Katina has four brothers and has worked since she was 10 years old. “We had mules, cows, rabbits and pigs. It was my job to take care of them. I also worked out in the field, weeding and thinning out the tomato plants. I got married and there was no better man than my husband, but he was old; 54 to my 27. He died within 10 years and left me with three children.

I did everything to provide for them. I sold car parts, worked at the Boutaris Winery, cleaned homes and worked in bakeries. By the grace of God, I built two homes for my children.” Katina represents a part of Santorini that is at risk of being lost forever. Visitors to the island today may find it hard to believe that there are families who once had their main residence in Fira and a summer home in Exo Gonia or Messaria, and that they traveled between them by donkey. I think back on something amazing that Christoforos Asimis had said, and it seems equally impossible: “When we were kids, we used to look down at the sea from the cliffs, and for us it was as though the whole world was like that. I was amazed when I went to the beach for the first time at the age of six; I was looking at the sparkling surface of the sea, and it was as if all the world’s silver was spread out before me.”

V. THE CHURCH FESTIVAL

We get a tiny taste of what it was like to get around Santorini back in the day on our way up a rugged path from Pyrgos to the small church of Aghios Georgios Katefios, which was built in the 18th century in honor of Saint George and nicknamed either after the Greek word “katafigio” (refuge), or “katifeia” (which means melancholy), as it receives little sun. There are myriad legends about this chapel: one concerns a princess who found shelter here after being banished by her father, who disapproved of her beau; another is about a captain whose prayers for calm seas during a storm were answered, and so on. Like many churches in Santorini, this one is owned by a family; it is their duty to host the annual celebration of the saint.

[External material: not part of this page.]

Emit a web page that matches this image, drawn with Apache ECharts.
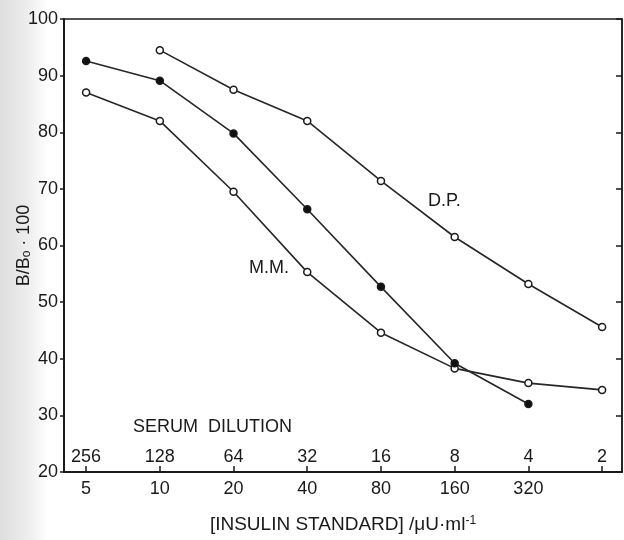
<!DOCTYPE html>
<html>
<head>
<meta charset="utf-8">
<script src="https://cdn.jsdelivr.net/npm/echarts@6/dist/echarts.min.js"></script>
<style>
  html, body { margin: 0; padding: 0; background: #fff; }
  #chart { width: 624px; height: 540px; }
</style>
</head>
<body>
<div id="chart"></div>
<script>
// x positions are category indices 0..7
var positions = [0, 1, 2, 3, 4, 5, 6, 7];
var insulinLabels = ['5', '10', '20', '40', '80', '160', '320', ''];
var dilutionLabels = ['256', '128', '64', '32', '16', '8', '4', '2'];

// B/Bo*100 (null = no point)
var dpValues = [null, 94.5, 87.5, 82.0, 71.4, 61.5, 53.2, 45.6];
var stdValues = [92.6, 89.1, 79.8, 66.4, 52.7, 39.2, 32.0, null];
var mmValues = [87.0, 82.0, 69.5, 55.3, 44.6, 38.3, 35.7, 34.5];

var ink = '#1a1a1a';
var font = 'Liberation Sans';

function pairs(vals) {
    var out = [];
    vals.forEach(function (v, i) {
        if (v != null) out.push([positions[i], v]);
    });
    return out;
}

function curve(name, vals, filled) {
    return {
        name: name,
        type: 'line',
        xAxisIndex: 0,
        yAxisIndex: 0,
        data: pairs(vals),
        symbol: 'circle',
        symbolSize: 7,
        showSymbol: true,
        lineStyle: { color: '#262626', width: 1.6 },
        itemStyle: {
            color: filled ? '#111' : '#fff',
            borderColor: '#1a1a1a',
            borderWidth: 1.5
        },
        z: filled ? 4 : 3,
        animation: false
    };
}

var chart = echarts.init(document.getElementById('chart'));
chart.setOption({
    backgroundColor: '#fff',
    animation: false,
    grid: {
        left: 64, top: 19, width: 558, height: 453,
        outerBoundsMode: 'none', containLabel: false,
        show: true, borderColor: ink, borderWidth: 1.5, backgroundColor: 'transparent'
    },
    xAxis: [{
        type: 'value', position: 'bottom', min: -0.3, max: 7.27,
        axisLine: { show: true, onZero: false, lineStyle: { color: ink, width: 2 } },
        axisTick: { show: true, inside: true, length: 6, customValues: positions, lineStyle: { color: ink, width: 1.5 } },
        axisLabel: {
            customValues: positions.slice(0, 7), margin: 8,
            color: ink, fontFamily: font, fontSize: 18,
            formatter: function (v) { return insulinLabels[Math.round(v)]; }
        },
        splitLine: { show: false },
        name: '[INSULIN STANDARD] /\u03bcU\u00b7ml{sup|-1}',
        nameLocation: 'middle', nameGap: 43,
        nameTextStyle: {
            color: ink, fontFamily: font, fontSize: 19,
            rich: { sup: { fontSize: 12, verticalAlign: 'top', color: ink, fontFamily: font, padding: [0, 0, 8, 0] } }
        }
    }, {
        type: 'value', position: 'bottom', min: -0.3, max: 7.27,
        axisLine: { show: false },
        axisTick: { show: false },
        axisLabel: {
            inside: true, customValues: positions, margin: 6,
            color: ink, fontFamily: font, fontSize: 18,
            formatter: function (v) { return dilutionLabels[Math.round(v)]; }
        },
        splitLine: { show: false }
    }],
    yAxis: [{
        type: 'value', position: 'left', min: 20, max: 100, interval: 10,
        axisLine: { show: true, onZero: false, lineStyle: { color: ink, width: 2 } },
        axisTick: { show: true, length: 4, lineStyle: { color: ink, width: 1.5 } },
        axisLabel: { color: ink, fontFamily: font, fontSize: 18, margin: 6 },
        splitLine: { show: false },
        name: '{n|B/B}{s|o}{n| \u00b7 100}',
        nameLocation: 'middle', nameRotate: 90, nameGap: 31, nameMoveOverlap: false,
        nameTextStyle: {
            rich: {
                n: { color: ink, fontFamily: font, fontSize: 18 },
                s: { color: ink, fontFamily: font, fontSize: 12, verticalAlign: 'bottom' }
            }
        }
    }, {
        type: 'value', position: 'right', min: 20, max: 100, interval: 10,
        axisLine: { show: true, onZero: false, lineStyle: { color: ink, width: 1.5 } },
        axisTick: { show: true, inside: true, length: 6, lineStyle: { color: ink, width: 1.5 } },
        axisLabel: { show: false },
        splitLine: { show: false }
    }],
    graphic: [{
        type: 'rect', left: 0, top: 0, z: -10, silent: true,
        shape: { width: 48, height: 540 },
        style: {
            fill: new echarts.graphic.LinearGradient(0, 0, 1, 0, [
                { offset: 0, color: '#dedede' },
                { offset: 0.6, color: '#eeeeee' },
                { offset: 1, color: '#ffffff' }
            ])
        }
    }, {
        type: 'text', left: 133, top: 418, silent: true,
        style: { text: 'SERUM  DILUTION', fill: ink, font: '18px "Liberation Sans"' }
    }, {
        type: 'text', left: 428, top: 192, silent: true,
        style: { text: 'D.P.', fill: ink, font: '18px "Liberation Sans"' }
    }, {
        type: 'text', left: 249, top: 259, silent: true,
        style: { text: 'M.M.', fill: ink, font: '18px "Liberation Sans"' }
    }],
    series: [
        curve('D.P.', dpValues, false),
        curve('Standard', stdValues, true),
        curve('M.M.', mmValues, false)
    ]
});
</script>
</body>
</html>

Martha Katavari-Koutsogiannopoulou, a pensioner who lives in Pyrgos, keeps the tradition alive. As the feast day of Aghios Georgios approaches, she struggles up the rocky path again and again, carrying everything she needs to get the church ready. On the big day, young and old come together in a festivity that keeps a part of the old way of life alive. They eat fried fish, chick-pea and tomato casserole with sausages, slices of local graviera cheese and hunks of sourdough bread. The wine flows freely. They share news and jokes, they dance and sing – as they have always done. But will the next generation put in the same effort?

VI. THE FOLKLORE MUSEUM

Architect Jenny Kyritsi runs the Manolis Lignos Folklore Museum in Kontochori in Fira. A lawyer and former publisher of the now-defunct local newspaper Therian News, Lignos turned his mid-19th-century ancestral home into a veritable “time machine.” The exhibits here capture perfectly how the people of Santorini lived some 150 years ago, and Jenny is always on hand to tell the story of every object. Anyone who truly loves Santorini and is interested in knowing more than just what the postcards show should make a stop here. But how many do?

Santorini is indeed one of the world’s most beautiful islands. But there’s so much more to it than meets the eye.